#### [WHAT THIS TASK INVOLVES]
Nothing but the lines from the top of the data to the line holding "const ticks2 = [-10, 0, 10, 20, 30];" should be printed, word for word and both ends included; leave the pictures out.

#### [INFORMATION PROVIDED]

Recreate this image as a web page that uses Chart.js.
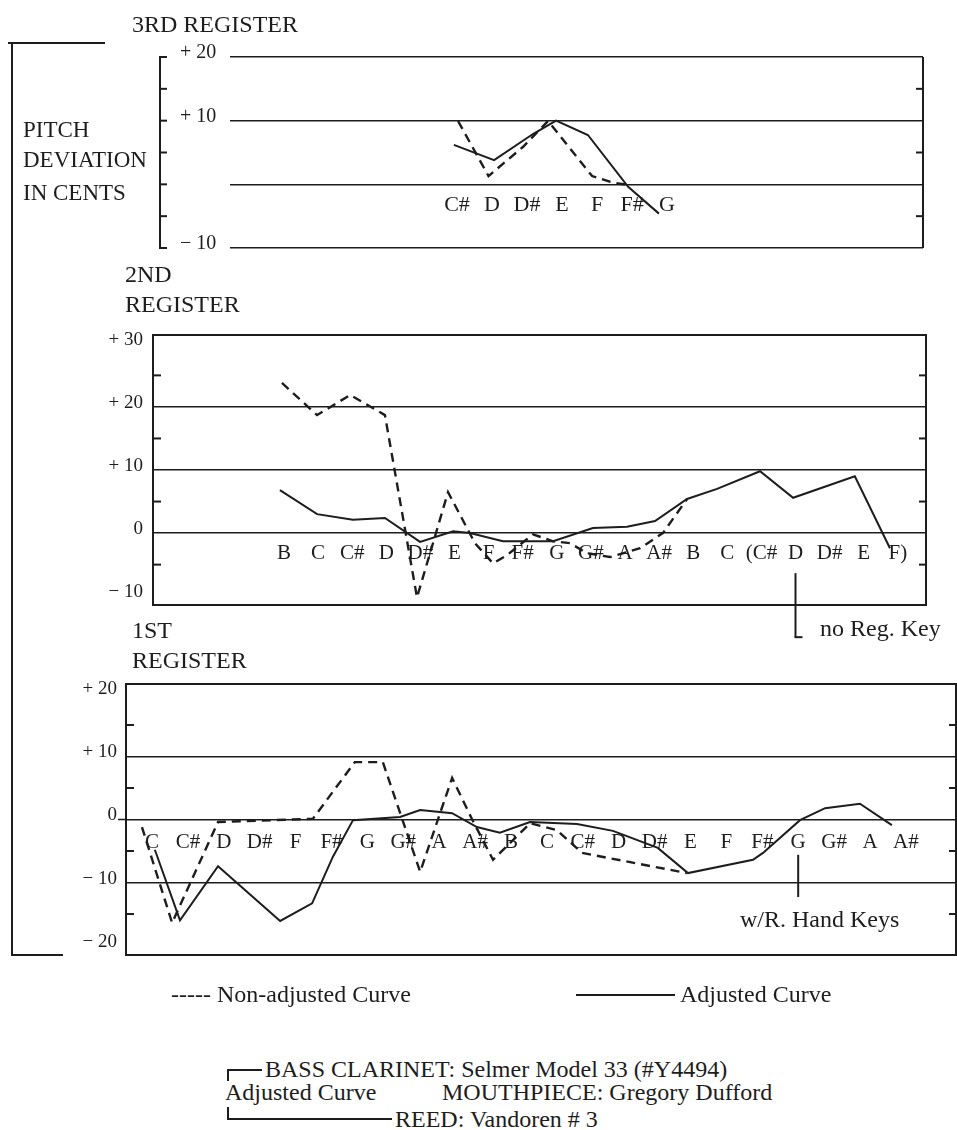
<!DOCTYPE html>
<html><head><meta charset="utf-8">
<script src="https://cdn.jsdelivr.net/npm/chart.js@4.4.1/dist/chart.umd.min.js"></script>
<style>
html,body{margin:0;padding:0;background:#fff;}
body{width:957px;height:1130px;position:relative;overflow:hidden;font-family:"Liberation Serif","Times New Roman",serif;color:#1d1d1d;}
canvas{position:absolute;left:0;}
.t{position:absolute;white-space:nowrap;line-height:1;}
.ln{position:absolute;background:#1d1d1d;}
</style></head><body>
<canvas id="c3" width="957" height="300" style="top:0px"></canvas>
<canvas id="c2" width="957" height="360" style="top:290px"></canvas>
<canvas id="c1" width="957" height="360" style="top:640px"></canvas>
<script>
// ---------- DATA (x = note position index, y = cents) ----------
const notes3 = ['C#','D','D#','E','F','F#','G'];
const adj3X = [-0.09, 1.06, 2.17, 2.83, 3.74, 4.89, 5.77];
const adj3Y = [6.2, 3.8, 7.9, 10.0, 7.75, -0.4, -4.6];
const non3X = [0.03, 0.9, 1.89, 2.6, 3.86, 4.46, 4.89];
const non3Y = [9.95, 1.3, 5.9, 9.95, 1.3, 0.25, -0.1];
const ticks3 = [-10, 0, 10, 20];

const notes2 = ['B','C','C#','D','D#','E','F','F#','G','G#','A','A#','B','C','(C#','D','D#','E','F)'];
const adj2X = [-0.12, 0.97, 2.02, 2.96, 3.99, 4.96, 5.45, 6.42, 7.89, 9.06, 10.06, 10.88, 11.82, 12.7, 13.96, 14.93, 16.74, 17.77];
const adj2Y = [6.8, 3.0, 2.1, 2.4, -1.4, 0.3, 0, -1.3, -1.3, 0.8, 1.0, 1.9, 5.4, 7.0, 9.8, 5.6, 9.0, -2.4];
const non2X = [-0.06, 0.97, 1.94, 2.96, 3.9, 4.81, 5.6, 6.13, 6.54, 7.3, 7.89, 8.39, 8.89, 9.56, 10.44, 11.11, 11.82];
const non2Y = [23.8, 18.7, 21.9, 18.7, -10.2, 6.5, -1.6, -4.8, -3.5, -0.2, -1.3, -1.6, -3.2, -3.8, -2.4, 0, 5.4];
const ticks2 = [-10, 0, 10, 20, 30];

const notes1 = ['C','C#','D','D#','F','F#','G','G#','A','A#','B','C','C#','D','D#','E','F','F#','G','G#','A','A#'];
const adj1X = [0.08, 0.78, 1.84, 3.57, 4.46, 5.04, 5.6, 6.91, 7.47, 8.36, 9.05, 9.69, 10.53, 11.84, 12.84, 14.09, 14.93, 16.74, 17.02, 18.05, 18.75, 19.72, 20.61];
const adj1Y = [-4.8, -16.0, -7.4, -16.1, -13.3, -5.9, -0.1, 0.4, 1.5, 1.0, -1.2, -2.1, -0.4, -0.7, -1.8, -4.5, -8.5, -6.4, -5.3, -0.1, 1.8, 2.5, -0.9];
const non1X = [-0.28, 0.56, 1.84, 4.48, 5.65, 6.43, 7.47, 8.36, 8.91, 9.5, 10.53, 11.28, 11.98, 14.9];
const non1Y = [-1.2, -16.4, -0.4, 0.1, 9.1, 9.1, -8.3, 6.6, 0.1, -6.4, -0.6, -1.7, -5.3, -8.5];
const ticks1 = [-20, -10, 0, 10, 20];

// ---------- helpers ----------
const INK = '#1d1d1d';
const pts = (xs, ys) => xs.map((x, i) => ({x: x, y: ys[i]}));
const fmt = v => v > 0 ? '+ ' + v : (v < 0 ? '\u2212 ' + Math.abs(v) : '0');

function makeDecor(p) {
  return {
    id: 'decor',
    afterDraw(chart) {
      const {ctx, chartArea: a, scales: {x, y}} = chart;
      const Y = v => y.getPixelForValue(v), X = v => x.getPixelForValue(v);
      ctx.save();
      ctx.strokeStyle = INK; ctx.fillStyle = INK; ctx.lineCap = 'butt';
      const seg = (x1, y1, x2, y2, w) => { ctx.lineWidth = w || 2; ctx.beginPath(); ctx.moveTo(x1, y1); ctx.lineTo(x2, y2); ctx.stroke(); };
      if (p.box) { ctx.lineWidth = 2; ctx.strokeRect(a.left, a.top, a.right - a.left, a.bottom - a.top); }
      else { seg(a.right, a.top, a.right, a.bottom); }
      if (p.outerGap) {
        const ox = a.left - p.outerGap;
        seg(ox, Y(p.yMax) - 1, ox, Y(p.yMin) + 1);
        p.outerTicks.forEach(v => seg(ox - 1, Y(v), ox + 7, Y(v)));
      }
      p.minorL.forEach(v => seg(a.left, Y(v), a.left + 8, Y(v)));
      p.minorR.forEach(v => seg(a.right, Y(v), a.right - 7, Y(v)));
      if (p.zeroExt) seg(a.left - p.zeroExt, Y(0), a.left, Y(0), 1.5);
      (p.markers || []).forEach(m => {
        const mx = X(m.at);
        seg(mx, Y(m.from), mx, Y(m.to), 2);
        if (m.hook) seg(mx - 1, Y(m.to), mx + m.hook, Y(m.to), 2);
      });
      ctx.font = p.noteSize + 'px "Liberation Serif"';
      ctx.textAlign = 'center'; ctx.textBaseline = 'middle';
      p.notes.forEach((n, i) => ctx.fillText(n, X(i), Y(0) + p.noteDy));
      ctx.restore();
    }
  };
}

function panel(id, p) {
  return new Chart(document.getElementById(id), {
    type: 'line',
    data: { datasets: [
      { label: 'Adjusted Curve', data: pts(p.adjX, p.adjY), borderColor: INK, borderWidth: 2, pointRadius: 0, tension: 0, fill: false },
      { label: 'Non-adjusted Curve', data: pts(p.nonX, p.nonY), borderColor: INK, borderWidth: 2.4, borderDash: [9, 6], pointRadius: 0, tension: 0, fill: false }
    ]},
    options: {
      responsive: false, animation: false, devicePixelRatio: 1, events: [],
      layout: { padding: p.pad },
      plugins: { legend: { display: false }, tooltip: { enabled: false }, title: { display: false } },
      scales: {
        x: { type: 'linear', min: p.xMin, max: p.xMax, display: false },
        y: { type: 'linear', min: p.yMin, max: p.yMax, position: 'left',
          afterFit(s) { s.width = p.axisW; s.paddingTop = 0; s.paddingBottom = 0; },
          afterBuildTicks(s) { s.ticks = p.tickVals.map(v => ({value: v})); },
          border: { display: false },
          grid: { drawTicks: false, lineWidth: 1.5,
                  color: c => (c.tick && p.gridVals.includes(c.tick.value)) ? INK : 'rgba(0,0,0,0)' },
          ticks: { autoSkip: false, padding: p.tickPad, crossAlign: p.cross, labelOffset: -4, color: INK,
                   font: { family: 'Liberation Serif', size: p.tickSize },
                   callback: v => (p.hideZero && v === 0) ? '' : fmt(v) }
        }
      }
    },
    plugins: [makeDecor(p)]
  });
}

// ---------- 3rd register ----------
panel('c3', {
  adjX: adj3X, adjY: adj3Y, nonX: non3X, nonY: non3Y, notes: notes3,
  tickVals: ticks3, gridVals: [-10, 0, 10, 20], hideZero: true,
  xMin: -6.486, xMax: 13.314, yMin: -10, yMax: 20,
  pad: { left: 180, right: 34, top: 57, bottom: 52 }, axisW: 50,
  tickPad: 0, cross: 'far', tickSize: 20,
  box: false, outerGap: 70, outerTicks: [-10, -5, 0, 5, 10, 15, 20],
  minorL: [], minorR: [15, 5, -5],
  noteSize: 22, noteDy: 21
});

// ---------- 2nd register ----------
panel('c2', {
  adjX: adj2X, adjY: adj2Y, nonX: non2X, nonY: non2Y, notes: notes2,
  tickVals: ticks2, gridVals: [0, 10, 20], hideZero: false,
  xMin: -3.842, xMax: 18.827, yMin: -11.4, yMax: 31.4,
  pad: { left: 60, right: 31, top: 45, bottom: 45 }, axisW: 93,
  tickPad: 10, cross: 'near', tickSize: 19,
  box: true, minorL: [25, 15, 5, -5], minorR: [25, 15, 5, -5],
  markers: [{ at: 15, from: -6.35, to: -16.5, hook: 7 }],
  noteSize: 21, noteDy: 20
});

// ---------- 1st register ----------
panel('c1', {
  adjX: adj1X, adjY: adj1Y, nonX: non1X, nonY: non1Y, notes: notes1,
  tickVals: ticks1, gridVals: [-10, 0, 10], hideZero: false,
  xMin: -0.724, xMax: 22.396, yMin: -21.5, yMax: 21.5,
  pad: { left: 40, right: 1, top: 44, bottom: 45 }, axisW: 86,
  tickPad: 9, cross: 'near', tickSize: 19,
  box: true, minorL: [15, 5, -5, -15], minorR: [15, 5, -5, -15], zeroExt: 8,
  markers: [{ at: 18, from: -5.6, to: -12.3 }],
  noteSize: 21, noteDy: 22.5
});

// ---------- annotation text & bracket lines ----------
const labels = [
  ['3RD REGISTER', 132, 32, 24],
  ['PITCH', 23, 137, 23], ['DEVIATION', 23, 167, 23], ['IN CENTS', 23, 200, 23],
  ['2ND', 125, 282, 24], ['REGISTER', 125, 312, 24],
  ['1ST', 132, 638, 24], ['REGISTER', 132, 668, 24],
  ['no Reg. Key', 820, 636, 24],
  ['w/R. Hand Keys', 740, 927, 24],
  ['----- Non-adjusted Curve', 171, 1002, 24],
  ['Adjusted Curve', 680, 1002, 24],
  ['BASS CLARINET: Selmer Model 33 (#Y4494)', 265, 1077, 24],
  ['Adjusted Curve', 225, 1100, 24],
  ['MOUTHPIECE: Gregory Dufford', 442, 1100, 24],
  ['REED: Vandoren # 3', 395, 1127, 24]
];
labels.forEach(([txt, x, base, size]) => {
  const d = document.createElement('div');
  d.className = 't'; d.textContent = txt;
  d.style.left = x + 'px'; d.style.top = (base - 0.8375 * size) + 'px'; d.style.fontSize = size + 'px';
  document.body.appendChild(d);
});
const rules = [ // [left, top, width, height]
  [8, 42, 97, 2], [11, 42, 2, 914], [11, 954, 52, 2],
  [576, 994, 99, 2],
  [227, 1069, 35, 2], [227, 1069, 2, 12],
  [227, 1107, 2, 13], [227, 1118, 165, 2]
];
rules.forEach(([l, t, w, h]) => {
  const d = document.createElement('div');
  d.className = 'ln';
  d.style.left = l + 'px'; d.style.top = t + 'px'; d.style.width = w + 'px'; d.style.height = h + 'px';
  document.body.appendChild(d);
});
</script>
</body></html>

#### [THE RESULT]
Recreate this image as a web page that uses Chart.js.
<!DOCTYPE html>
<html><head><meta charset="utf-8">
<script src="https://cdn.jsdelivr.net/npm/chart.js@4.4.1/dist/chart.umd.min.js"></script>
<style>
html,body{margin:0;padding:0;background:#fff;}
body{width:957px;height:1130px;position:relative;overflow:hidden;font-family:"Liberation Serif","Times New Roman",serif;color:#1d1d1d;}
canvas{position:absolute;left:0;}
.t{position:absolute;white-space:nowrap;line-height:1;}
.ln{position:absolute;background:#1d1d1d;}
</style></head><body>
<canvas id="c3" width="957" height="300" style="top:0px"></canvas>
<canvas id="c2" width="957" height="360" style="top:290px"></canvas>
<canvas id="c1" width="957" height="360" style="top:640px"></canvas>
<script>
// ---------- DATA (x = note position index, y = cents) ----------
const notes3 = ['C#','D','D#','E','F','F#','G'];
const adj3X = [-0.09, 1.06, 2.17, 2.83, 3.74, 4.89, 5.77];
const adj3Y = [6.2, 3.8, 7.9, 10.0, 7.75, -0.4, -4.6];
const non3X = [0.03, 0.9, 1.89, 2.6, 3.86, 4.46, 4.89];
const non3Y = [9.95, 1.3, 5.9, 9.95, 1.3, 0.25, -0.1];
const ticks3 = [-10, 0, 10, 20];

const notes2 = ['B','C','C#','D','D#','E','F','F#','G','G#','A','A#','B','C','(C#','D','D#','E','F)'];
const adj2X = [-0.12, 0.97, 2.02, 2.96, 3.99, 4.96, 5.45, 6.42, 7.89, 9.06, 10.06, 10.88, 11.82, 12.7, 13.96, 14.93, 16.74, 17.77];
const adj2Y = [6.8, 3.0, 2.1, 2.4, -1.4, 0.3, 0, -1.3, -1.3, 0.8, 1.0, 1.9, 5.4, 7.0, 9.8, 5.6, 9.0, -2.4];
const non2X = [-0.06, 0.97, 1.94, 2.96, 3.9, 4.81, 5.6, 6.13, 6.54, 7.3, 7.89, 8.39, 8.89, 9.56, 10.44, 11.11, 11.82];
const non2Y = [23.8, 18.7, 21.9, 18.7, -10.2, 6.5, -1.6, -4.8, -3.5, -0.2, -1.3, -1.6, -3.2, -3.8, -2.4, 0, 5.4];
const ticks2 = [-10, 0, 10, 20, 30];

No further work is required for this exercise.